Starliner Diner: It’s All About Potato Crispiness

While we’re on the subject of Hilliard, the beloved Starliner Diner recently reopened in a new spot, basically around the corner in this quaint suburb’s “old downtown” area. I haven’t had a chance to check out the latest digs just yet, though I certainly intend to. They turned this process around with admirable haste, when you consider the establishment only closed its doors at 5240 Cemetery Road on May 8, and patrons were left jonesing for their fabled huevos rancheros not even a month before the downtown spot – at 4121 Main Street, the site of Hilliard’s post office many a decade ago – was fully operational.

I’m sure they will import the menu and most of the fanbase, but its legendary charm is a dicier topic. “Is it me, or is this one of these fucked up places that only seem to exist in Columbus?” a friend once remarked, when I brought him to Starliner for the first time, and you would be hard pressed to summarize it better. Where to even begin describing this establishment, at least as it existed until May 2016? The fare is considered mostly Cuban, yet the décor is outer space themed kitsch with, like, a scoop of Elvis and then some other bizarre relics thrown into the blender. Some would call it Americana, but that’s just plain laziness – if anything, it reminds me of someone’s house you’d see in a British movie from the 60s, except with a bunch of crazy American and Mexican decorations thrown in, from the space exploration mural with the free floating astronaut painted along the top half of one wall, a paper machier (I’m guessing?) spaceship dangling from the ceiling, lime green, with a bunch of other futuristic designs painted on it in purple. Hanging elsewhere from the rafters, in a line from the front, plate glass window wall back to a small counter with a refrigerator behind it, there’s lamps, disco balls, and giant Xmas decorations of varying sizes and styles; on one wall, an enormous assortment of clocks, except not a normal looking timepiece in the bunch – we’re talking ten and twenty point stars, or branching off other weird shaped tentacles. With, quite naturally, an Elvis painting smack dab in the middle, as if to break up the monotony. One huge, thin, striped rug covers the entire floor on this half of the room, mostly a dull grey cover, and my favorite artifact of all might be this demented portrait of a dad and two kids seated at this dinner table while mom serves these ingrates with a crazed smile. Walls colored the most incongruous colors imaginable, visibly abutting and clashing with one another, weird furniture, and a window where you can watch the chefs in action further dot this landscape. These surreal touches extend even down to the presentation of your check, which is quite naturally brought to you on a Las Vegas tray depicting that city’s famous strip skyline at night, poker chips superimposed upon one of the corners.

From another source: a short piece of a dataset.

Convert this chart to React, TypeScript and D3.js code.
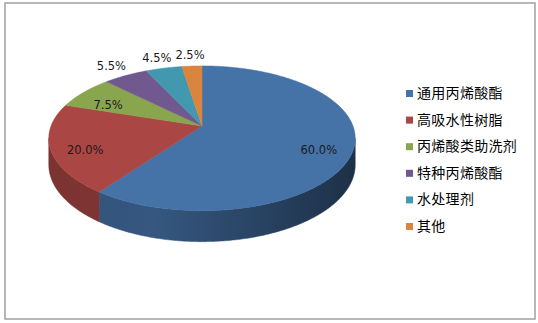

But of course, nobody would really care about any of this if the food wasn’t awesome, and as would befit a restaurant that has been named “best breakfast in Columbus” on countless occasions, the Starliner never disappoints. Still, having been here enough times to notice a few key differences and catalog the patterns, I must say you would be slightly better off in choosing your spots wisely, attempting to drop in when this always popular landmark is maybe not quite so busy. Because it all comes down to potato crispiness.

Our last two visits, I must admit, while leaving satisfied overall with the experience – even the lengthy wait by now is an expected part and parcel of every meal here – something nagged at me after the fact, a disquiet I couldn’t initially identify. Eventually, I realized that what was slightly off about these recent Starliner excursions was that the potatoes were not quite as crispy as I’d grown to expect. And as the potatoes were a treasured centerpiece of many a breakfast on the menu, this was a central failing which might possibly serve to undermine the entire operation. Don’t get me wrong, these potatoes were not bad by any stretch of the imagination, it was only that the texture didn’t pop like it should. Furthermore, I concluded that the reason for this, most likely, was that the cooks were rushing the tickets slightly to accommodate these masses, who’d flooded the place in large part specifically for these potatoes.

History will someday document whether this shift in location proves beneficial to the Starliner or otherwise. But for now, I would like to go on record urging you to choose less busy hours for reasons that have nothing to do with wait time – and the cooks to slow down a little bit, because we’re not in that big of a hurry, and another thirty seconds for these potatoes might mean the world.